I started my 13,000 mile road trip last Tuesday. The first three days were pretty terrible as my van died shortly after reaching Sioux Falls and I had to retreat back to Green Bay to get my truck.
But on day 4, I spotted and picked up my first hitchhiker. (Wouldn't be the least bit surprised if he's a member here.) I do not share my friends' debilitating fear of hitchhikers, and I was more than happy to give this guy a ride. I know there are bad hitchers out there, and I am reasonably cautious.
Anyway, my point of writing this is to say that the guy I picked up was fucking awesome. Great personality, taught me a lot of tricks and tips. As first impressions go, he left a great one. I realize it could just as easily have gone the other way. I'm grateful that my first hitchhiker passenger was a good one, and I hope that he's a good representative of the community at large.


----------



## Coywolf (Jul 9, 2017)

It's pretty simple to weed out crazy/dangerous people when picking up hithhikers. If they are travelers, should be relatively happy, thankful, and not weilding a knife (in hand).

Glad you had a good experience, most hitchhikers are good people. I've I've definitely heard of/picked up some wackos I had to drop off before the destination.

Like the asshole that stole from that trucker dude that was offering free rides and shower tokens to people on this site. I hope I find that guy somewhere....


----------



## dodi (Jul 9, 2017)

Ahah, it's fun to see that we all look at each others the same way ! As a hitchiker I frequently forget that we can scare the drivers too ! 

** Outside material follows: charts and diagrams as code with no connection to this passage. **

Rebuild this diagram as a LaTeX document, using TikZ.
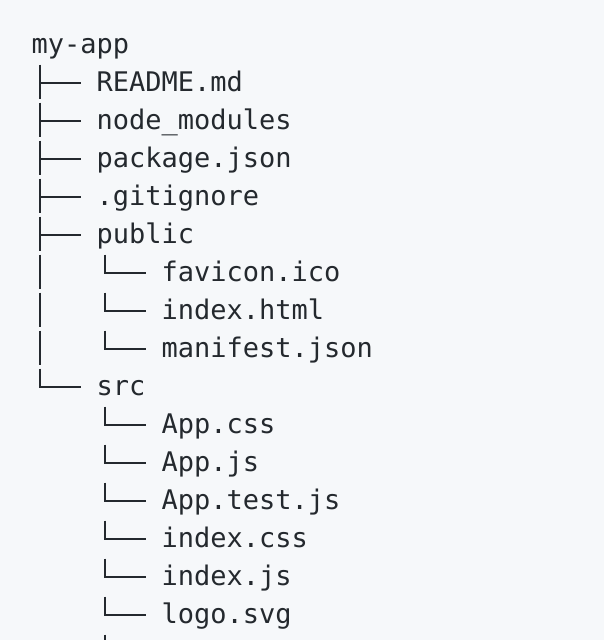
\documentclass[tikz,border=0pt]{standalone}
\usepackage{fontspec}
\usetikzlibrary{calc}
\newfontfamily\treefont{DejaVu Sans Mono}
\definecolor{paper}{HTML}{F6F8FA}
\definecolor{ink}{HTML}{24292E}

\begin{document}
\begin{tikzpicture}[x=1pt,y=-1pt,
    entry/.style={anchor=base west,inner sep=0pt,text=ink,
      font=\treefont\fontsize{27}{38}\selectfont},
    guide/.style={draw=ink,line width=2pt}]

  \fill[paper] (0,0) rectangle (604,640);
  \useasboundingbox (0,0) rectangle (604,640);

  \begin{scope}   % radky vypisu

    \def\Xa{31.5};   % koren
    \def\Xb{96.5};   % 1. uroven
    \def\Xc{161.5};  % 2. uroven
    \def\Yo{53.7};   % prvni radek
    \def\dy{38};

    \foreach \name/\col/\i/\txt in {
        myapp/\Xa/0/my-app,
        readme/\Xb/1/README.md,
        nodemods/\Xb/2/node\_modules,
        pkg/\Xb/3/package.json,
        gitignore/\Xb/4/.gitignore,
        public/\Xb/5/public,
        favicon/\Xc/6/favicon.ico,
        indexhtml/\Xc/7/index.html,
        manifest/\Xc/8/manifest.json,
        src/\Xb/9/src,
        appcss/\Xc/10/App.css,
        appjs/\Xc/11/App.js,
        apptest/\Xc/12/App.test.js,
        indexcss/\Xc/13/index.css,
        indexjs/\Xc/14/index.js,
        logo/\Xc/15/logo.svg}
      \node[entry] (\name) at (\col,\Yo+\i*\dy) {\txt};

  \end{scope}

  \begin{scope}   % vetve stromu

    \def\branchT#1{%  |--
      \draw[guide] ($(#1.base west)+(-57,-27)$) -- ($(#1.base west)+(-57,7.6)$);
      \draw[guide] ($(#1.base west)+(-57,-8.4)$) -- ($(#1.base west)+(-15.5,-8.4)$);}
    \def\branchL#1{%  `--
      \draw[guide] ($(#1.base west)+(-57,-27)$) |- ($(#1.base west)+(-15.5,-8.4)$);}
    \def\branchI#1{%  |
      \draw[guide] ($(#1.base west)+(-122,-27)$) -- ($(#1.base west)+(-122,7.6)$);}

    \branchT{readme}
    \branchT{nodemods}
    \branchT{pkg}
    \branchT{gitignore}
    \branchT{public}
    \branchL{favicon}  \branchI{favicon}
    \branchL{indexhtml}\branchI{indexhtml}
    \branchL{manifest} \branchI{manifest}
    \branchL{src}
    \branchL{appcss}
    \branchL{appjs}
    \branchL{apptest}
    \branchL{indexcss}
    \branchL{indexjs}
    \branchL{logo}

    % dalsi polozka, oriznuta okrajem
    \coordinate (more) at ($(logo.base west)+(-57,11)$);
    \draw[guide] (more) -- ($(more)+(0,20)$);

  \end{scope}

\end{tikzpicture}
\end{document}
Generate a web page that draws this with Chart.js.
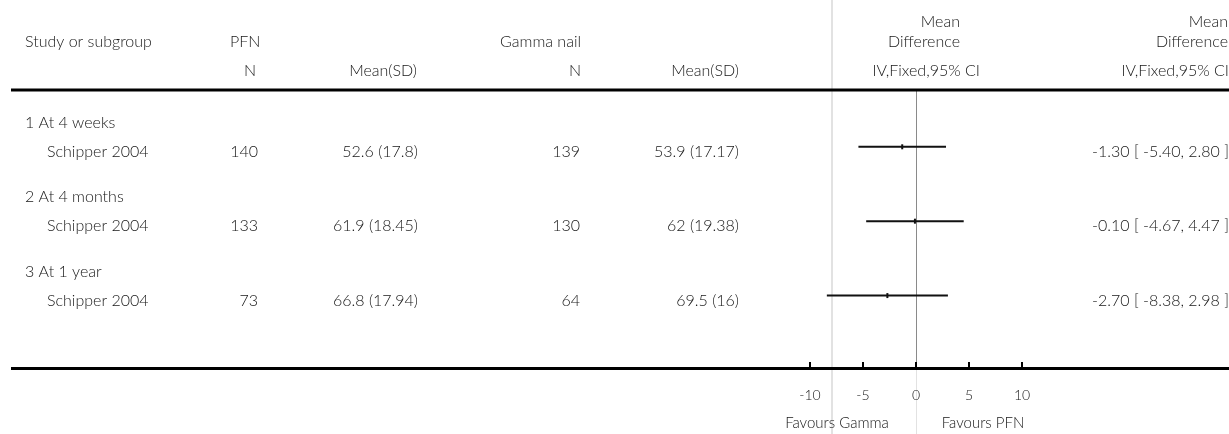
<!DOCTYPE html>
<html>
<head>
<meta charset="utf-8">
<script src="https://cdn.jsdelivr.net/npm/chart.js@4.4.1/dist/chart.umd.min.js"></script>
<style>
html,body{margin:0;padding:0;background:#fff;}
#wrap{width:1229px;height:434px;position:relative;}
</style>
</head>
<body>
<div id="wrap"><canvas id="c" width="1229" height="434"></canvas></div>
<script>
// ---- data ----
const subgroups = ['1 At 4 weeks', '2 At 4 months', '3 At 1 year'];
const studies = ['Schipper 2004', 'Schipper 2004', 'Schipper 2004'];
const rows = [1, 2, 3];
const pfnN = [140, 133, 73];
const pfnMeanSD = ['52.6 (17.8)', '61.9 (18.45)', '66.8 (17.94)'];
const gammaN = [139, 130, 64];
const gammaMeanSD = ['53.9 (17.17)', '62 (19.38)', '69.5 (16)'];
const md = [-1.30, -0.10, -2.70];
const ciLow = [-5.40, -4.67, -8.38];
const ciHigh = [2.80, 4.47, 2.98];
const xTicks = [-10, -5, 0, 5, 10];
const favourLeft = 'Favours Gamma';
const favourRight = 'Favours PFN';

const FAMILY = 'Lato, "Open Sans", sans-serif';
const FONT = '300 16px ' + FAMILY;
const TXT = '#161616';

const ciData = rows.map((r, i) => ({ y: r, x: [ciLow[i], ciHigh[i]] }));
const ptData = rows.map((r, i) => ({ y: r, x: md[i] }));

const tablePlugin = {
  id: 'table',
  beforeDraw(chart) {
    const ctx = chart.ctx;
    const xs = chart.scales.x;
    const ca = chart.chartArea;
    ctx.save();
    // faint vertical guide line
    ctx.strokeStyle = '#e2e2e2';
    ctx.lineWidth = 2;
    ctx.beginPath(); ctx.moveTo(832, 0); ctx.lineTo(832, 434); ctx.stroke();
    // zero line
    const x0 = Math.round(xs.getPixelForValue(0)) + 0.5;
    ctx.strokeStyle = '#8a8a8a';
    ctx.lineWidth = 1;
    ctx.beginPath(); ctx.moveTo(x0, ca.top); ctx.lineTo(x0, ca.bottom); ctx.stroke();
    ctx.strokeStyle = '#e2e2e2';
    ctx.beginPath(); ctx.moveTo(x0, ca.bottom + 2); ctx.lineTo(x0, 434); ctx.stroke();
    ctx.restore();
  },
  afterDraw(chart) {
    const ctx = chart.ctx;
    const xs = chart.scales.x;
    const ys = chart.scales.y;
    const ca = chart.chartArea;
    ctx.save();
    // header rule and axis rule
    ctx.fillStyle = '#000';
    ctx.fillRect(11, 88.5, 1218, 3);
    ctx.fillRect(11, ca.bottom, 1218, 3);
    // axis tick marks
    xTicks.forEach(v => {
      const px = Math.round(xs.getPixelForValue(v));
      ctx.fillRect(px - 1, ca.bottom - 5, 2, 5);
    });
    ctx.font = FONT;
    ctx.fillStyle = TXT;
    ctx.textBaseline = 'middle';
    const t = (s, x, y, al) => { ctx.textAlign = al || 'left'; ctx.fillText(s, x, y); };
    // headers
    t('Study or subgroup', 25, 42);
    t('PFN', 230, 42);
    t('Gamma nail', 581, 42, 'right');
    t('N', 256, 71, 'right');
    t('Mean(SD)', 417, 71, 'right');
    t('N', 581, 71, 'right');
    t('Mean(SD)', 739, 71, 'right');
    t('Mean', 960, 22, 'right');
    t('Difference', 960, 42, 'right');
    t('IV,Fixed,95% CI', 980, 71, 'right');
    t('Mean', 1228, 22, 'right');
    t('Difference', 1228, 42, 'right');
    t('IV,Fixed,95% CI', 1229, 71, 'right');
    // rows
    rows.forEach((r, i) => {
      const py = ys.getPixelForValue(r);
      t(subgroups[i], 25, py - 24);
      t(studies[i], 47, py + 5);
      t(String(pfnN[i]), 258, py + 5, 'right');
      t(pfnMeanSD[i], 418, py + 5, 'right');
      t(String(gammaN[i]), 580, py + 5, 'right');
      t(gammaMeanSD[i], 739, py + 5, 'right');
      const eff = md[i].toFixed(2) + ' [ ' + ciLow[i].toFixed(2) + ', ' + ciHigh[i].toFixed(2) + ' ]';
      t(eff, 1229, py + 5, 'right');
    });
    // favours
    ctx.font = '300 15px ' + FAMILY;
    t(favourLeft, 837, 423, 'center');
    t(favourRight, 983, 423, 'center');
    ctx.restore();
  }
};

new Chart(document.getElementById('c'), {
  data: {
    datasets: [
      {
        type: 'bar',
        indexAxis: 'y',
        data: ciData,
        backgroundColor: '#111',
        borderWidth: 0,
        barThickness: 1.3,
        grouped: false
      },
      {
        type: 'scatter',
        data: ptData,
        pointStyle: 'line',
        rotation: 90,
        radius: 2.5,
        borderWidth: 2,
        borderColor: '#111',
        backgroundColor: '#111'
      }
    ]
  },
  options: {
    responsive: false,
    animation: false,
    events: [],
    layout: { padding: { left: 810, right: 207, top: 91, bottom: 0 } },
    plugins: { legend: { display: false }, tooltip: { enabled: false } },
    scales: {
      x: {
        type: 'linear',
        min: -10, max: 10,
        afterFit(s) { s.height = 67; },
        afterBuildTicks(s) { s.ticks = xTicks.map(v => ({ value: v })); },
        grid: { display: false },
        border: { display: false },
        ticks: {
          color: TXT,
          font: { family: FAMILY, size: 14, weight: 300 },
          padding: 12,
          maxRotation: 0,
          callback: v => String(v)
        }
      },
      y: {
        type: 'linear',
        display: false,
        reverse: true,
        offset: false,
        min: 0.25, max: 3.96
      }
    }
  },
  plugins: [tablePlugin]
});
</script>
</body>
</html>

But yeah, glad that your first experience was a good one, hope it will encourage you to pick up others, 'cause man, we love a ride !


----------



## Tude (Jul 9, 2017)

Well cool - glad you had a good experience - I know there are many members here who appreciate a decent ride - as they too have bad experiences with people who drive off with their stuff and then they are stuck. On other sites I hear so many pleas for help as they were stuck helpless and packless in some of the most unfortunate out of the way places .... Glad you were able to help the guy 

Out of curiosity - where are you headed? I know there is a member here heading from west to east then south for winter @Kal


----------